Raifman and her colleagues estimate that more than 134,000 fewer teens attempted suicide every year that their state permitted same-sex marriages. 

“These results reflect an important reduction in adolescent emotional distress and risk of mortality from suicide,” they write.

Implications for future policies

The study is an observational one, so it can show only a correlation, not a direct causation, between passage of the same-sex marriage laws and a reduction in teen suicide attempts. Still, the study’s findings support prior research that has found that legalizing same-sex marriage is positively associated with improvements in both the physical and mental health of adults within the LGB and other sexual minority communities.

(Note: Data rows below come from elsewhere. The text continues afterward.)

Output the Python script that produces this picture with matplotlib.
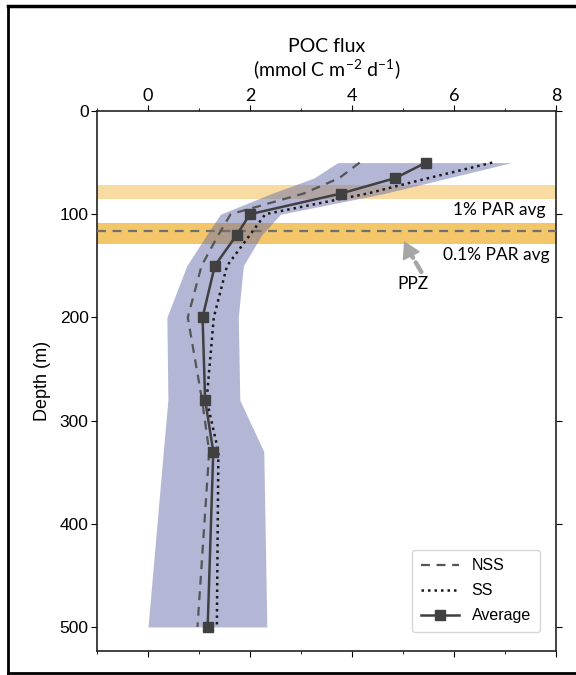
import numpy as np
import matplotlib.pyplot as plt
from matplotlib.lines import Line2D
from matplotlib.ticker import MultipleLocator

plt.rcParams["mathtext.fontset"] = "custom"
plt.rcParams["mathtext.rm"] = "Lato"

# depth levels (m)
depth = [50, 65, 80, 100, 120, 150, 200, 280, 330, 500]

# POC flux (mmol C m-2 d-1)
avg = [5.45, 4.85, 3.78, 2.0, 1.74, 1.31, 1.07, 1.12, 1.28, 1.17]
nss = [4.15, 3.75, 3.05, 1.62, 1.38, 1.05, 0.78, 1.06, 1.2, 0.97]
ss = [6.75, 5.5, 4.3, 2.3, 2.0, 1.55, 1.29, 1.15, 1.38, 1.35]
band_lo = [3.72, 3.25, 2.42, 1.42, 1.15, 0.76, 0.37, 0.39, 0.3, 0.0]
band_hi = [7.13, 5.88, 4.63, 2.6, 2.23, 1.87, 1.77, 1.8, 2.27, 2.33]

par1 = (72, 85)      # 1% PAR avg band
par01 = (109, 129)   # 0.1% PAR avg band
ppz = 116.6

fig = plt.figure(figsize=(5.76, 6.75), dpi=100)
ax = fig.add_axes([97 / 576, 1 - 650.7 / 675, (556 - 97) / 576, (650.7 - 111) / 675])

ax.axhspan(par1[0], par1[1], color="#f0b030", alpha=0.45, lw=0, zorder=1)
ax.axhspan(par01[0], par01[1], color="#f0b030", alpha=0.72, lw=0, zorder=1)
ax.fill_betweenx(depth, band_lo, band_hi, color="#6468aa", alpha=0.48, lw=0, zorder=2)
ax.axhline(ppz, color="#707070", ls=(0, (4, 3)), lw=1.6, zorder=3)

ax.plot(nss, depth, color="#555555", ls=(0, (4, 3)), lw=1.6, zorder=4)
ax.plot(ss, depth, color="#1a1a1a", ls=(0, (1, 1.6)), lw=1.8, zorder=4)
ax.plot(avg, depth, color="#404040", lw=1.8, marker="s", ms=7.5, zorder=5)

ax.set_xlim(-1, 8)
ax.set_ylim(523, 0)
ax.xaxis.set_major_locator(MultipleLocator(2))
ax.xaxis.set_minor_locator(MultipleLocator(1))
ax.yaxis.set_major_locator(MultipleLocator(100))
ax.tick_params(axis="x", which="both", top=True, bottom=True, labeltop=True,
               labelbottom=False, direction="out")
ax.tick_params(axis="x", which="major", length=4, labelsize=13, pad=1)
ax.tick_params(axis="x", which="minor", length=2.5)
ax.tick_params(axis="y", which="both", left=True, right=True, direction="out",
               length=4, labelsize=12.5, pad=2)
for lab in ax.get_xticklabels():
    lab.set_family("Lato")
for lab in ax.get_yticklabels():
    lab.set_family("Liberation Sans")
for s in ax.spines.values():
    s.set_color("#222222")
    s.set_linewidth(1.2)

ax.xaxis.set_label_position("top")
ax.set_xlabel("POC flux\n(mmol C m$^{-2}$ d$^{-1}$)", family="Lato", fontsize=14,
              labelpad=8, linespacing=1.1)
ax.set_ylabel("Depth (m)", family="Liberation Sans", fontsize=13, labelpad=6)

ax.text(7.8, 96, "1% PAR avg", ha="right", va="center", family="Lato", fontsize=12.5)
ax.text(7.88, 139.5, "0.1% PAR avg", ha="right", va="center", family="Lato", fontsize=12.5)
ax.text(5.2, 168, "PPZ", ha="center", va="center", family="Lato", fontsize=12.5)
# PPZ arrow: dashed shaft plus solid head
ax.annotate("", xy=(5.11, 135), xytext=(5.36, 156),
            arrowprops=dict(arrowstyle="-", color="#a6a6a6", lw=3.2,
                            ls=(0, (2.5, 1.2)), shrinkA=0, shrinkB=0))
ax.annotate("", xy=(5.02, 126), xytext=(5.13, 137),
            arrowprops=dict(arrowstyle="-|>,head_length=0.6,head_width=0.35",
                            color="#a6a6a6", lw=1, mutation_scale=18,
                            shrinkA=0, shrinkB=0))

handles = [
    Line2D([], [], color="#555555", ls=(0, (4, 3)), lw=1.6),
    Line2D([], [], color="#1a1a1a", ls=(0, (1, 1.6)), lw=1.8),
    Line2D([], [], color="#404040", lw=1.8, marker="s", ms=7.5),
]
ax.legend(handles, ["NSS", "SS", "Average"], loc="lower right",
          prop={"family": "Liberation Sans", "size": 11.5}, frameon=True,
          edgecolor="#cccccc", fancybox=True, borderpad=0.55, labelspacing=0.62,
          handlelength=2.4, bbox_to_anchor=(0.982, 0.02))

# outer frame
W, H = 576, 675
fig.add_artist(Line2D([8 / W, 8 / W], [1 - 6 / H, 1 - 673 / H], color="black", lw=2))
fig.add_artist(Line2D([8 / W, 1], [1 - 6 / H, 1 - 6 / H], color="black", lw=2.5))
fig.add_artist(Line2D([8 / W, 1], [1 - 673 / H, 1 - 673 / H], color="black", lw=2))

fig.savefig("out.png", dpi=100)
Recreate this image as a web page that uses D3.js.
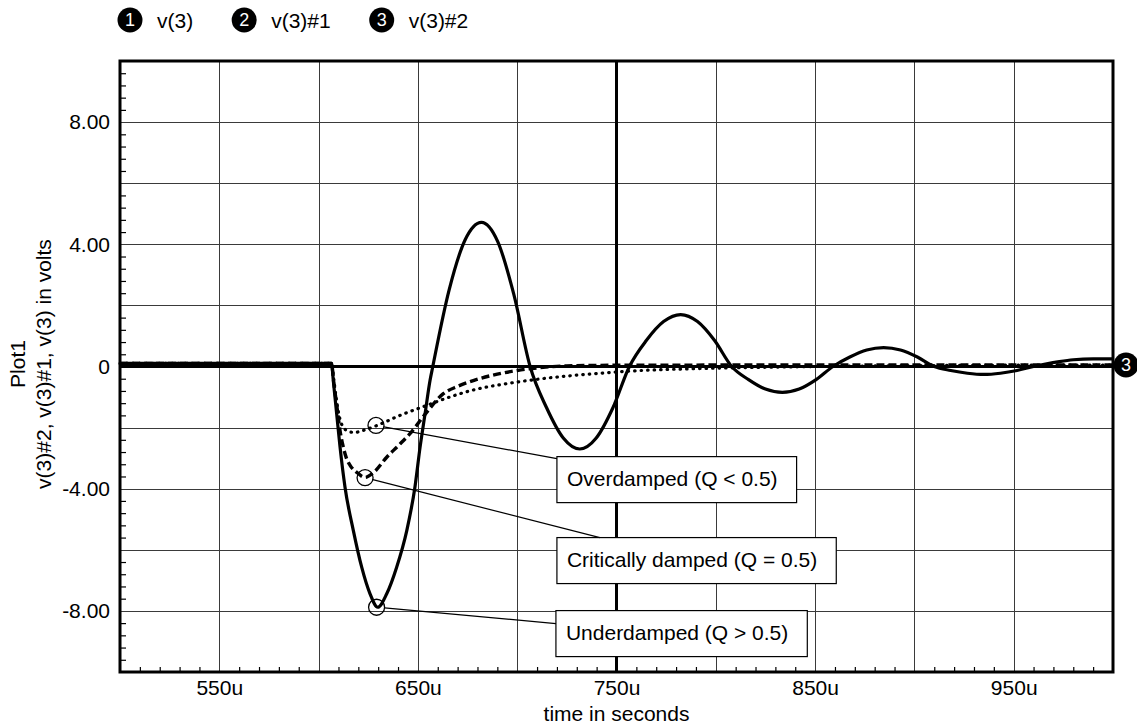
<!DOCTYPE html>
<html>
<head>
<meta charset="utf-8">
<script src="https://cdn.jsdelivr.net/npm/d3@7"></script>
<style>
body { margin: 0; background: #fff; }
text { font-family: "Liberation Sans", Arial, sans-serif; fill: #000; }
</style>
</head>
<body>
<svg id="chart"></svg>
<script>
// values, time in microseconds, volts
const seriesNames = ["v(3)", "v(3)#1", "v(3)#2"];

const underdamped = [
    [500, 0.1], [606.5, 0.1], [607.4, -0.46], [609.1, -1.55], [610.8, -2.64], [613.3, -3.95],
    [617.5, -5.37], [621.7, -6.57], [625.9, -7.44], [629.8, -7.88], [634.3, -7.44], [639.3, -6.57],
    [644.4, -5.37], [648.5, -3.95], [651.1, -2.64], [653.6, -1.55], [656.1, -0.46], [657.5, 0],
    [665.7, 2.5], [673.8, 4.15], [682, 4.72], [690.2, 4.09], [698.3, 2.36], [706.5, 0],
    [714.8, -1.35], [723.2, -2.34], [731.5, -2.7], [739.8, -2.34], [748.2, -1.35], [756.5, 0],
    [765, 0.85], [773.7, 1.47], [782.3, 1.7], [790.8, 1.47], [799.4, 0.85], [808, 0],
    [816.5, -0.43], [825, -0.74], [833.5, -0.85], [842, -0.74], [850.5, -0.43], [859, 0],
    [867.5, 0.31], [876, 0.54], [884.5, 0.62], [893, 0.54], [901.5, 0.31], [910, 0],
    [918.3, -0.13], [926.7, -0.22], [935, -0.26], [943.3, -0.22], [951.7, -0.13], [960, 0],
    [966, 0.08], [973, 0.16], [980, 0.22], [990, 0.25], [1000, 0.25]
];

const critical = [
    [500, 0.1], [606.5, 0.1], [607.6, -0.5], [609.2, -1.3], [610.8, -2.1], [612.3, -2.6],
    [614, -3.0], [616, -3.25], [619.3, -3.47], [623.4, -3.63], [628, -3.45], [634.3, -2.97],
    [640, -2.6], [646, -2.2], [654.4, -1.5], [662.8, -0.89], [670, -0.65], [677.9, -0.46],
    [690, -0.25], [700, -0.13], [711, -0.04], [725, 0.02], [750, 0.04], [850, 0.05], [1000, 0.05]
];

const overdamped = [
    [500, 0.1], [606.5, 0.1], [607.6, -0.4], [609, -1.1], [610.5, -1.65], [612.3, -1.98],
    [615, -2.12], [618, -2.16], [622, -2.1], [629.4, -1.93], [641, -1.6], [654.6, -1.27],
    [666, -1.0], [681, -0.72], [691, -0.6], [710, -0.42], [742, -0.22], [760, -0.14],
    [790, -0.07], [830, -0.02], [880, 0.02], [1000, 0.05]
];

const xGridVals = [550, 600, 650, 700, 800, 850, 900, 950];
const yGridVals = [-8, -6, -4, -2, 2, 4, 6, 8];
const xLabelVals = [550, 650, 750, 850, 950];
const xLabels = ["550u", "650u", "750u", "850u", "950u"];
const yLabelVals = [-8, -4, 0, 4, 8];
const yLabels = ["-8.00", "-4.00", "0", "4.00", "8.00"];

const noteText = ["Overdamped (Q < 0.5)", "Critically damped (Q = 0.5)", "Underdamped (Q > 0.5)"];
const notePoint = [[628.9, -1.93], [623.4, -3.64], [629.2, -7.88]];
// where each text box sits (top-left, in data units)
const noteBox = [[720, -2.95], [720, -5.6], [719.5, -7.99]];

var W = 1137, H = 725;
var pLeft = 120, pRight = 1113, pTop = 61, pBottom = 672;
var fs = 21;

var svg = d3.select("#chart").attr("width", W).attr("height", H);

var x = d3.scaleLinear().domain([500, 1000]).range([pLeft, pRight]);
var y = d3.scaleLinear().domain([-10, 10]).range([pBottom, pTop]);

// grid
var grid = svg.append("g").attr("shape-rendering", "crispEdges");
grid.selectAll(".gx").data(xGridVals).enter().append("line")
    .attr("x1", d => Math.round(x(d)) + 0.5).attr("x2", d => Math.round(x(d)) + 0.5)
    .attr("y1", pTop).attr("y2", pBottom)
    .attr("stroke", "#3a3a3a").attr("stroke-width", 1);
grid.selectAll(".gy").data(yGridVals).enter().append("line")
    .attr("y1", d => Math.round(y(d)) + 0.5).attr("y2", d => Math.round(y(d)) + 0.5)
    .attr("x1", pLeft).attr("x2", pRight)
    .attr("stroke", "#3a3a3a").attr("stroke-width", 1);

// heavy zero lines
svg.append("line").attr("x1", x(750)).attr("x2", x(750)).attr("y1", pTop).attr("y2", pBottom)
    .attr("stroke", "#000").attr("stroke-width", 3);
svg.append("line").attr("x1", pLeft).attr("x2", pRight).attr("y1", y(0)).attr("y2", y(0))
    .attr("stroke", "#000").attr("stroke-width", 3);

// minor ticks inside the frame
var xMinor = d3.range(510, 1000, 10).filter(d => d % 50 !== 0);
var yMinor = d3.range(-24, 25).map(d => +(d * 0.4).toFixed(1)).filter(d => Math.abs(d % 2) > 0.01);

svg.append("g").attr("transform", "translate(0," + pBottom + ")")
    .call(d3.axisBottom(x).tickValues(xMinor).tickSize(-5).tickFormat(""))
    .call(g => g.select(".domain").remove())
    .selectAll("line").attr("stroke", "#000").attr("stroke-width", 1.2);
svg.append("g").attr("transform", "translate(" + pLeft + ",0)")
    .call(d3.axisLeft(y).tickValues(yMinor).tickSize(-6).tickFormat(""))
    .call(g => g.select(".domain").remove())
    .selectAll("line").attr("stroke", "#000").attr("stroke-width", 1.2);

// curves
var line = d3.line().x(d => x(d[0])).y(d => y(d[1])).curve(d3.curveMonotoneX);

svg.append("path").attr("d", line(overdamped))
    .attr("fill", "none").attr("stroke", "#000").attr("stroke-width", 3.2)
    .attr("stroke-linecap", "round").attr("stroke-dasharray", "0.5,6");
svg.append("path").attr("d", line(critical))
    .attr("fill", "none").attr("stroke", "#000").attr("stroke-width", 3.4)
    .attr("stroke-dasharray", "8,4");
svg.append("path").attr("d", line(underdamped))
    .attr("fill", "none").attr("stroke", "#000").attr("stroke-width", 3.2)
    .attr("stroke-linejoin", "round");

// frame
svg.append("rect").attr("x", pLeft).attr("y", pTop)
    .attr("width", pRight - pLeft).attr("height", pBottom - pTop)
    .attr("fill", "none").attr("stroke", "#000").attr("stroke-width", 3);

// tick labels
var xa = svg.append("g").attr("transform", "translate(0," + pBottom + ")")
    .call(d3.axisBottom(x).tickValues(xLabelVals).tickSize(0).tickPadding(8)
        .tickFormat((d, i) => xLabels[i]));
xa.select(".domain").remove();
xa.attr("font-size", fs).attr("font-family", null);

var ya = svg.append("g").attr("transform", "translate(" + pLeft + ",0)")
    .call(d3.axisLeft(y).tickValues(yLabelVals).tickSize(0).tickPadding(10)
        .tickFormat((d, i) => yLabels[i]));
ya.select(".domain").remove();
ya.attr("font-size", fs).attr("font-family", null);

// axis titles
svg.append("text").attr("x", x(750)).attr("y", 721)
    .attr("text-anchor", "middle").attr("font-size", fs).text("time in seconds");
svg.append("text").attr("transform", "translate(25,364) rotate(-90)")
    .attr("text-anchor", "middle").attr("font-size", fs).text("Plot1");
svg.append("text").attr("transform", "translate(51,364) rotate(-90)")
    .attr("text-anchor", "middle").attr("font-size", fs)
    .text(seriesNames.slice().reverse().join(", ") + " in volts");

// annotations
var notes = svg.append("g");
var leaderEnd = [[0, 2], [43, 0], [0, 13]];
noteText.forEach(function (t, i) {
    var bx = x(noteBox[i][0]), by = y(noteBox[i][1]);
    var txt = notes.append("text").attr("x", bx + 10).attr("y", by + 29)
        .attr("font-size", fs).text(t);
    var tw = txt.node().getComputedTextLength();
    notes.insert("rect", "text").attr("x", bx).attr("y", by)
        .attr("width", tw + 29).attr("height", 46)
        .attr("fill", "#fff").attr("stroke", "#000").attr("stroke-width", 1.2);

    var px = x(notePoint[i][0]), py = y(notePoint[i][1]);
    var ex = bx + leaderEnd[i][0], ey = by + leaderEnd[i][1];
    var r = 8, len = Math.hypot(ex - px, ey - py);
    notes.append("line")
        .attr("x1", px + (ex - px) / len * r).attr("y1", py + (ey - py) / len * r)
        .attr("x2", ex).attr("y2", ey)
        .attr("stroke", "#000").attr("stroke-width", 1.2);
    notes.append("circle").attr("cx", px).attr("cy", py).attr("r", r)
        .attr("fill", "none").attr("stroke", "#000").attr("stroke-width", 1.3);
});

// legend
function marker(g, cx, cy, n) {
    g.append("circle").attr("cx", cx).attr("cy", cy).attr("r", 12.5).attr("fill", "#000");
    g.append("text").attr("x", cx).attr("y", cy).attr("dy", "0.36em")
        .attr("text-anchor", "middle").attr("font-size", 18)
        .style("fill", "#fff").text(n);
}

var legend = svg.append("g");
var lx = 130;
seriesNames.forEach(function (s, i) {
    marker(legend, lx, 20, i + 1);
    var t = legend.append("text").attr("x", lx + 27).attr("y", 28)
        .attr("font-size", fs).text(s);
    lx = lx + 27 + t.node().getComputedTextLength() + 51;
});

// end-of-trace marker for the third run
var last = overdamped[overdamped.length - 1];
marker(svg, x(last[0]) + 13, y(last[1]), 3);
</script>
</body>
</html>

As Raifman explained to Guardian reporter Nicola Davis, the current study didn’t examine why same-sex marriage laws had such an impact on LGB youth, but several factors are likely involved.

“Those include whether the policies themselves reduce perceived stigma among adolescents — and that may drive reductions in suicide attempts — but it is also possible that same-sex marriage policies drive social change among parents, teachers and peers of sexual minority adolescents,” she said. “It is also possible that the campaigns around same-sex marriage policies are responsible for changing the experiences of LGB adolescents.” 

Raifman warns that while legalizing same-sex marriage may have helped to reduce teen suicide attempts, other policies — ones that take away rights or add to stigma — could have the opposite effect.

“We can all agree that reducing adolescent suicide attempts is a good thing, regardless of our political views,” she says in the released statement. “Policymakers need to be aware that policies on sexual minority rights can have a real effect on the mental health of adolescents. The policies at the top can dictate in ways both positive and negative what happens further down.”